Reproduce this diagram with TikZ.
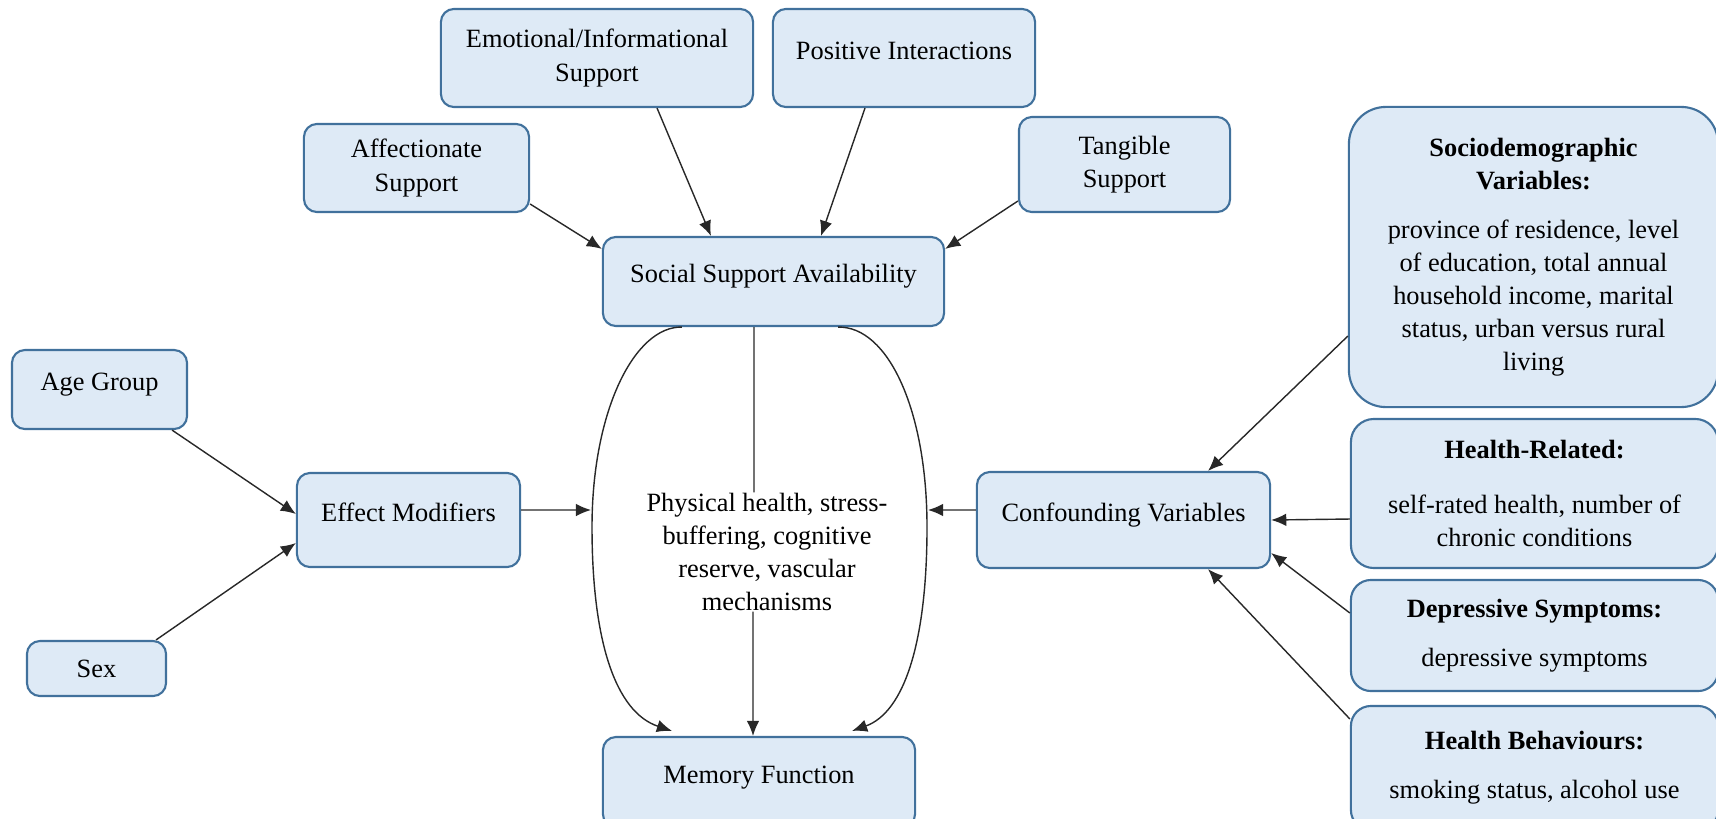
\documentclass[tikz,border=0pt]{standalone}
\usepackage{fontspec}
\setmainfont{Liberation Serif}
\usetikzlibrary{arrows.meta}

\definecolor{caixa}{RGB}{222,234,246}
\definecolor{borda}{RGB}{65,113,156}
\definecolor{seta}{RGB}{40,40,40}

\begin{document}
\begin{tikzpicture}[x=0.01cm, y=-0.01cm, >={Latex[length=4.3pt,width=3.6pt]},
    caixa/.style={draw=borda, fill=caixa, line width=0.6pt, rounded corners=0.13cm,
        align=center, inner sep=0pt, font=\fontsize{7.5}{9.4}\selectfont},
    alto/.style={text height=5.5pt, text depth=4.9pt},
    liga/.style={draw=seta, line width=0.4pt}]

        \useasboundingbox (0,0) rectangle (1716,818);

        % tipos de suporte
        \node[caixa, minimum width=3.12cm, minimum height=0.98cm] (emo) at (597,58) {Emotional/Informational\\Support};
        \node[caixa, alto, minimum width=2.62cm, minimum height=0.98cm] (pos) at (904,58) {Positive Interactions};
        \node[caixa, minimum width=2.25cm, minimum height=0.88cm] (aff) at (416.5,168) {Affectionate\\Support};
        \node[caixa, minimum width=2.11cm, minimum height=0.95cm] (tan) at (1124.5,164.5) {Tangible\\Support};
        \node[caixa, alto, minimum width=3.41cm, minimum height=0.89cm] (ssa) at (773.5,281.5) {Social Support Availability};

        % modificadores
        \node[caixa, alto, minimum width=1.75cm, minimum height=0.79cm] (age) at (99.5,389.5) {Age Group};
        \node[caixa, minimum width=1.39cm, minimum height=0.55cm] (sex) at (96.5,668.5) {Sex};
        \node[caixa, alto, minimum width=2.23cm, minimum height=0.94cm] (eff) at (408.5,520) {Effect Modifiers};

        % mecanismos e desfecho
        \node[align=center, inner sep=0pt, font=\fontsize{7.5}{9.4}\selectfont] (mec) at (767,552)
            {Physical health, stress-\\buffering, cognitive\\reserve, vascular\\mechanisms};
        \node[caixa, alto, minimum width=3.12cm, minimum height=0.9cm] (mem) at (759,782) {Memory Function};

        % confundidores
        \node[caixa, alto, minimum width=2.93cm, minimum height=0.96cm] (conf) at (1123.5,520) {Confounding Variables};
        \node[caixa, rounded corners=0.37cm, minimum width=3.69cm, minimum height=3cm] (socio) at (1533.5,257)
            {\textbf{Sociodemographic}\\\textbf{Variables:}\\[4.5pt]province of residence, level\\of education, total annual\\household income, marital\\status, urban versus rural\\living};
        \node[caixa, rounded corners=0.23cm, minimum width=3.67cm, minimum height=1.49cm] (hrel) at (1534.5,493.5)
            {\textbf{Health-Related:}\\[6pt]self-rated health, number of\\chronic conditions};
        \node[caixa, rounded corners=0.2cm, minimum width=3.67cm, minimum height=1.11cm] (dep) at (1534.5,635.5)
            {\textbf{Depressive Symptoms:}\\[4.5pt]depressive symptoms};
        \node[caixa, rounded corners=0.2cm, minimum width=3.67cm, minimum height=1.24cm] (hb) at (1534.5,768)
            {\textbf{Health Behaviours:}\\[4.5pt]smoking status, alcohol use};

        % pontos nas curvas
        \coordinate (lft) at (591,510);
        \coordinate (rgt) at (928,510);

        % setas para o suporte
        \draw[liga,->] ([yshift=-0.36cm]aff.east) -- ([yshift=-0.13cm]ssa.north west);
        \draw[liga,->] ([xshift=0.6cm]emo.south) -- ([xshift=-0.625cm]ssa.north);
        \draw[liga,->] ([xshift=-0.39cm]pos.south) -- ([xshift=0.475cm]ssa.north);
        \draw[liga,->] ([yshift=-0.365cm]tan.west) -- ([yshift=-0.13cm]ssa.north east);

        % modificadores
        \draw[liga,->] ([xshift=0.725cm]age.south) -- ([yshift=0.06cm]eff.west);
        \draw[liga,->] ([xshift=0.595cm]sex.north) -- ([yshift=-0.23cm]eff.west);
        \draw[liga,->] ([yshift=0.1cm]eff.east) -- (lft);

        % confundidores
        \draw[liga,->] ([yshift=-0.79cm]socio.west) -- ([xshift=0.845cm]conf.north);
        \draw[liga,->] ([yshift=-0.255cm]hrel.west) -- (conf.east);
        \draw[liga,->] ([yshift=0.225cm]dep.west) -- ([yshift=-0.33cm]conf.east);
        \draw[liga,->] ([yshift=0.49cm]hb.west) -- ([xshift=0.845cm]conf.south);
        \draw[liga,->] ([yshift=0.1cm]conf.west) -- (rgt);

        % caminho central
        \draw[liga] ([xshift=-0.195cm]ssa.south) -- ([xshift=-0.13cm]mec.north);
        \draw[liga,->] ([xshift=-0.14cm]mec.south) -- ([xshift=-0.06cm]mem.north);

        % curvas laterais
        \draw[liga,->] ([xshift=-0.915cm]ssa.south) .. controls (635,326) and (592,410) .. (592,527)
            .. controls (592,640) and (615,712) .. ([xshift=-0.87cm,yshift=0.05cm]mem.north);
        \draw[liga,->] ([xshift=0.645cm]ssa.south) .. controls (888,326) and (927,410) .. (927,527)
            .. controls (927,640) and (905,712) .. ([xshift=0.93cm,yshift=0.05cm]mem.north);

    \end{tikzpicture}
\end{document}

□ □ □ □ □

Problem to solve =>
Exactly restate the lines from the beginning of the data through the line with "(0,0) rectangle (1716,818);", and no others, keeping pictures out.

Solution to this task =>
Reproduce this diagram with TikZ.
\documentclass[tikz,border=0pt]{standalone}
\usepackage{fontspec}
\setmainfont{Liberation Serif}
\usetikzlibrary{arrows.meta}

\definecolor{caixa}{RGB}{222,234,246}
\definecolor{borda}{RGB}{65,113,156}
\definecolor{seta}{RGB}{40,40,40}

\begin{document}
\begin{tikzpicture}[x=0.01cm, y=-0.01cm, >={Latex[length=4.3pt,width=3.6pt]},
    caixa/.style={draw=borda, fill=caixa, line width=0.6pt, rounded corners=0.13cm,
        align=center, inner sep=0pt, font=\fontsize{7.5}{9.4}\selectfont},
    alto/.style={text height=5.5pt, text depth=4.9pt},
    liga/.style={draw=seta, line width=0.4pt}]

        \useasboundingbox (0,0) rectangle (1716,818);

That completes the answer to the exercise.